When I attempt to quantize this model using latest PyTorch (1.8.1):

def get_model():
    model = UNet()
    model.qconfig = torch.quantization.get_default_qconfig('fbgemm')
    checkpoints_dir = '/mnt/checkpoints'
    model.load_state_dict(
        torch.load(f"{checkpoints_dir}/model_50.pth", map_location=torch.device('cpu'))
    )
    model.eval()

    # NOTE(aleksey): we could potentially speed this up even more by switching from
    # conv->relu->batchnorm order to conv->batchnorm->relu order. PyTorch curently supports
    # conv->batchnorm->relu fusion *only*.
    #
    # Which placement of the relu layer is optimal is a subject of academic debate. The order
    # that the model *currently* uses seems to be the more popular option. I am not swapping the
    # order of the operations out of laziness -- but you can probably speed things up a little
    # bit more by going ahead and making that more invasive change.
    model = torch.quantization.fuse_modules(
        model,
        [
            ['conv_1_1', 'relu_1_2'],
            ['conv_1_4', 'relu_1_5'],
            ['conv_2_1', 'relu_2_2'],
            ['conv_2_4', 'relu_2_5'],
            ['conv_3_1', 'relu_3_2'],
            ['conv_3_4', 'relu_3_5'],
            ['conv_4_1', 'relu_4_2'],
            ['conv_4_4', 'relu_4_5'],
        ]
    )
    model = torch.quantization.prepare(model)
    print(f"Quantizing the model...")
    start_time = time.time()

    dataloader = get_dataloader()
    for i, (batch, segmap) in enumerate(dataloader):
        model(batch)

    model = torch.quantization.convert(model)
    print(f"Quantization done in {str(time.time() - start_time)} seconds.")
    model.eval()
    return model

I recieve the following error:

AssertionError: Per channel weight observer is not supported yet for ConvTranspose{n}d.

This error occurs because of the ConvTranspose2d layers in the model, which is not currently supported by the model quantization API. However, I’ve traced through the model by hand, and every place where ConvTranspose2d appears, I’ve carefully packed with QuantStub and DeQuantStub.

Can anyone else spot where my error with this network definition is? Or perhaps this is a bad assert, e.g. a recently introduced bug in PyTorch?

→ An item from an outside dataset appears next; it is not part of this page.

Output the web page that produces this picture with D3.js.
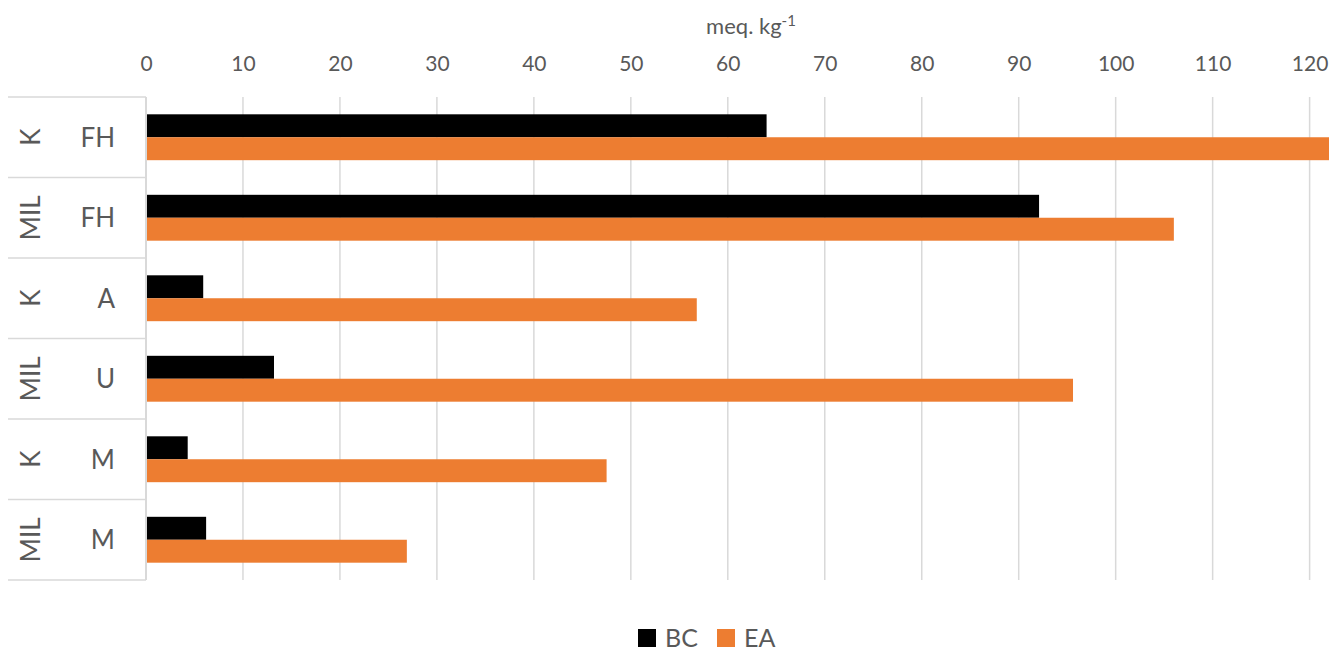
<!DOCTYPE html>
<html><head><meta charset="utf-8">
<script src="https://cdn.jsdelivr.net/npm/d3@7"></script>
<style>body{margin:0;background:#fff}svg{display:block}text{font-family:Lato,"Open Sans",sans-serif;fill:#595959}</style>
</head><body>
<svg id="c" width="1335" height="651"></svg>
<script>
const outerLabels = ["K","MIL","K","MIL","K","MIL"];
const innerLabels = ["FH","FH","A","U","M","M"];
const seriesNames = ["BC","EA"];
const bcValues = [64.0, 92.1, 5.9, 13.2, 4.3, 6.2];
const eaValues = [122.0, 106.0, 56.8, 95.6, 47.5, 26.9];
const tickValues = [0,10,20,30,40,50,60,70,80,90,100,110,120];
const colors = ["#000000","#ED7D31"];

const svg = d3.select("#c");
const L = 146, R = 1329, T = 97, B = 580;
const x = d3.scaleLinear().domain([0,122]).range([L,R]);
const idx = d3.range(outerLabels.length);
const y = d3.scaleBand().domain(idx).range([T,B]).paddingInner(0.43).paddingOuter(0.215);
const ys = d3.scaleBand().domain(seriesNames).range([0,y.bandwidth()]);

// grid
svg.append("g").selectAll("line").data(tickValues.filter(d=>d>0)).join("line")
  .attr("x1",d=>x(d)).attr("x2",d=>x(d)).attr("y1",T).attr("y2",B)
  .attr("stroke","#d9d9d9").attr("stroke-width",1.5);

// top axis
const ax = svg.append("g").attr("transform",`translate(0,${T-26})`)
  .call(d3.axisTop(x).tickValues(tickValues).tickSize(0).tickPadding(0));
ax.select(".domain").remove();
ax.selectAll("text").attr("font-size",21).style("fill","#595959").attr("font-family","Lato,'Open Sans',sans-serif");

// title
const t = svg.append("text").attr("x",751).attr("y",34).attr("text-anchor","middle").attr("font-size",22);
t.append("tspan").text("meq. kg");
t.append("tspan").attr("dy",-8).attr("font-size",15).text("-1");

// bars
const series = [bcValues, eaValues];
series.forEach((vals,si)=>{
  svg.append("g").selectAll("rect").data(idx).join("rect")
    .attr("x",x(0)).attr("y",i=>y(i)+ys(seriesNames[si]))
    .attr("width",i=>x(vals[i])-x(0)).attr("height",ys.bandwidth())
    .attr("fill",colors[si]);
});

// left axis line
svg.append("line").attr("x1",L).attr("x2",L).attr("y1",T).attr("y2",B)
  .attr("stroke","#d9d9d9").attr("stroke-width",2);

// category separators
const step = (B-T)/idx.length;
svg.append("g").selectAll("line").data(d3.range(idx.length+1)).join("line")
  .attr("x1",8).attr("x2",L).attr("y1",i=>T+i*step).attr("y2",i=>T+i*step)
  .attr("stroke","#d9d9d9").attr("stroke-width",1.5);

// inner labels
svg.append("g").selectAll("text").data(idx).join("text")
  .attr("x",115).attr("y",i=>T+(i+0.5)*step).attr("dy","0.36em")
  .attr("text-anchor","end").attr("font-size",26).text(i=>innerLabels[i]);
// outer labels
svg.append("g").selectAll("text").data(idx).join("text")
  .attr("transform",i=>`translate(31,${T+(i+0.5)*step}) rotate(-90)`).attr("dy","0.36em")
  .attr("text-anchor","middle").attr("font-size",26).text(i=>outerLabels[i]);

// legend
const leg = [{n:"BC",x:638},{n:"EA",x:717}];
leg.forEach((d,i)=>{
  svg.append("rect").attr("x",d.x).attr("y",629).attr("width",18).attr("height",18).attr("fill",colors[i]);
  svg.append("text").attr("x",d.x+27).attr("y",647).attr("font-size",25).text(d.n);
});
</script>
</body></html>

I think the error is due to the fact that we ignore the placement of quant-dequant nodes in the model in the logic that raises this error. Since the global qconfig is used, it raises the error as it expects the ConvTranspose to be quantized using same qconfig. I have filed ConvTranspose config error in prepare API · Issue #57420 · pytorch/pytorch · GitHub to track this.

To avoid this error can you try setting the qconfig of all the ConvTranspose modules to None? Hopefully, that should fix it.

yes, +1, this is the recommended solution